Acabo de leer con detenimiento,
para eso es domingo y no tengo mejor cosa que hacer, un artículo de Matías
Vallés, licenciado en Química además de columnista elegante, en un periódico de
provincias. Cuando escribo “de provincias” no es que haga de menos tal
publicación sino que es difícil poder encontrarla en los quioscos de fuera del
ámbito de su comunidad autónoma por su pequeña tirada.

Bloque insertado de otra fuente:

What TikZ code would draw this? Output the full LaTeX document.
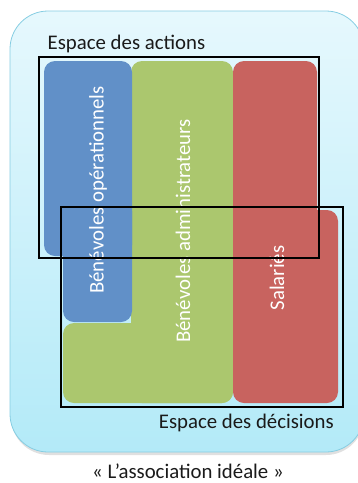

Pues bien, ese artículo
de Vallés, “Supongo que me has leído”, hace referencia a la egolatría de determinados aficionados a la pluma que, de hito en hito,
como dirían los cursis, envían un “trabajillo” a la redacción de esa prensa
local (mansa hasta la grosería y que se mantiene en pie merced a los anuncios
oficiales), en la confianza de que vea
la luz y sea publicado en una sección distinta a la de “cartas al director”. Y
el día que el autor consigue publicar su
colaboración gratis, -pongamos por caso “La mecánica peripatética según la
teoría de Aristóteles”, en la que su autor expone la teoría de los ímpetus-, de inmediato compra varios ejemplares; y uno de ellos lo
paseará bajo el brazo calle arriba, calle abajo, se lo enseñará al conocido de
barra cuando tome una caña de cerveza,
lo recortará, lo pegará en un folio y lo archivará en una carpeta especial
que esperará completar con las
siguientes colaboraciones. Y si un día alguien, aunque sólo le conozca
de vista, tiene la mala suerte de toparte con él y le suelta carrete, entonces
el columnista le invitará a su casa a tomar café, le sacará la carpeta, le leerá
su primer artículo publicado con voz engolada y aprovechará para explicarle en
qué consiste un sintagma pronominal, qué son las oraciones yuxtapuestas y qué
es eso de la perífrasis. Dos semanas más tarde, con suerte para el nuevo
colaborador, aparecerá en la misma página del mismo diario otro trabajo suyo y éste
volverá a actuar de la misma manera, pero con algunos añadidos. Así, cada vez
que se encuentre con el conocido de taberna o con un vecino de escalera le
soltará de inmediato el consiguiente “supongo que has leído lo que he escrito”,
obligando a su interlocutor a decir una mentira piadosa. Pero si el conocido
con el que se acaba de topar le dijese que espera leerlo después de comer,
entonces sería cuando el articulista aprovechara para hacerle un avance en
forma de “trailer”, como si se tratase de una película: “Verás, chico, hoy
escribo sobre el Peñón de Vélez de la
Gomera y los efectos del terremoto de 1930”. Te encantará”. “Sí,
sí, seguro…”, le responderá el conocido por dejar la fiesta en paz.